** Request **
Copy all the data exactly, except the pictures.

** Material provided **
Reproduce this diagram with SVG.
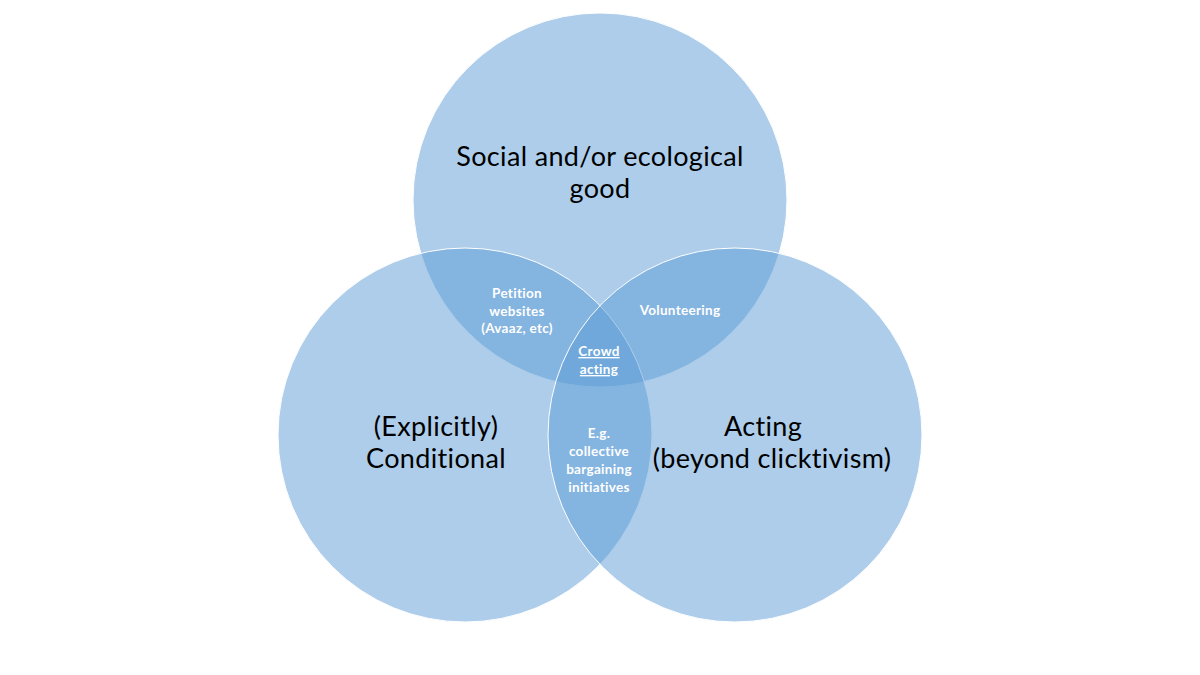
<svg xmlns="http://www.w3.org/2000/svg" width="1200" height="675" viewBox="0 0 1200 675">
<style>
.c{fill:#5B9BD5;fill-opacity:0.5;stroke:#ffffff;stroke-width:1}
text{font-family:Lato,"Open Sans","Liberation Sans",sans-serif;font-variant-ligatures:none;text-anchor:middle}
.big{font-size:27px;letter-spacing:0.35px;fill:#000}
.sm{font-size:13.5px;letter-spacing:0.3px;font-weight:bold;fill:#fff}
</style>
<rect width="1200" height="675" fill="#ffffff"/>
<g id="top-circle"><circle class="c" cx="600" cy="200" r="187"/></g>
<g id="left-circle"><circle class="c" cx="465" cy="435" r="187"/></g>
<g id="right-circle"><circle class="c" cx="735" cy="435" r="187"/></g>
<g id="connectors"></g>
<g id="label-top"><text class="big" x="600" y="166">Social and/or ecological</text><text class="big" x="600" y="198">good</text></g>
<g id="label-left"><text class="big" x="436" y="436">(Explicitly)</text><text class="big" x="436" y="468">Conditional</text></g>
<g id="label-right"><text class="big" x="763" y="436">Acting</text><text class="big" x="772" y="468">(beyond clicktivism)</text></g>
<g id="label-petition"><text class="sm" x="517" y="298">Petition</text><text class="sm" x="517" y="316">websites</text><text class="sm" x="517" y="333">(Avaaz, etc)</text></g>
<g id="label-volunteering"><text class="sm" x="680" y="315">Volunteering</text></g>
<g id="label-crowd"><text class="sm" x="599" y="356" text-decoration="underline">Crowd</text><text class="sm" x="599" y="374" text-decoration="underline">acting</text></g>
<g id="label-eg"><text class="sm" x="599" y="438">E.g.</text><text class="sm" x="599" y="456">collective</text><text class="sm" x="599" y="474">bargaining</text><text class="sm" x="599" y="492">initiatives</text></g>
</svg>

** Problem solution **
Reproduce this diagram with SVG.
<svg xmlns="http://www.w3.org/2000/svg" width="1200" height="675" viewBox="0 0 1200 675">
<style>
.c{fill:#5B9BD5;fill-opacity:0.5;stroke:#ffffff;stroke-width:1}
text{font-family:Lato,"Open Sans","Liberation Sans",sans-serif;font-variant-ligatures:none;text-anchor:middle}
.big{font-size:27px;letter-spacing:0.35px;fill:#000}
.sm{font-size:13.5px;letter-spacing:0.3px;font-weight:bold;fill:#fff}
</style>
<rect width="1200" height="675" fill="#ffffff"/>
<g id="top-circle"><circle class="c" cx="600" cy="200" r="187"/></g>
<g id="left-circle"><circle class="c" cx="465" cy="435" r="187"/></g>
<g id="right-circle"><circle class="c" cx="735" cy="435" r="187"/></g>
<g id="connectors"></g>
<g id="label-top"><text class="big" x="600" y="166">Social and/or ecological</text><text class="big" x="600" y="198">good</text></g>
<g id="label-left"><text class="big" x="436" y="436">(Explicitly)</text><text class="big" x="436" y="468">Conditional</text></g>
<g id="label-right"><text class="big" x="763" y="436">Acting</text><text class="big" x="772" y="468">(beyond clicktivism)</text></g>
<g id="label-petition"><text class="sm" x="517" y="298">Petition</text><text class="sm" x="517" y="316">websites</text><text class="sm" x="517" y="333">(Avaaz, etc)</text></g>
<g id="label-volunteering"><text class="sm" x="680" y="315">Volunteering</text></g>
<g id="label-crowd"><text class="sm" x="599" y="356" text-decoration="underline">Crowd</text><text class="sm" x="599" y="374" text-decoration="underline">acting</text></g>
<g id="label-eg"><text class="sm" x="599" y="438">E.g.</text><text class="sm" x="599" y="456">collective</text><text class="sm" x="599" y="474">bargaining</text><text class="sm" x="599" y="492">initiatives</text></g>
</svg>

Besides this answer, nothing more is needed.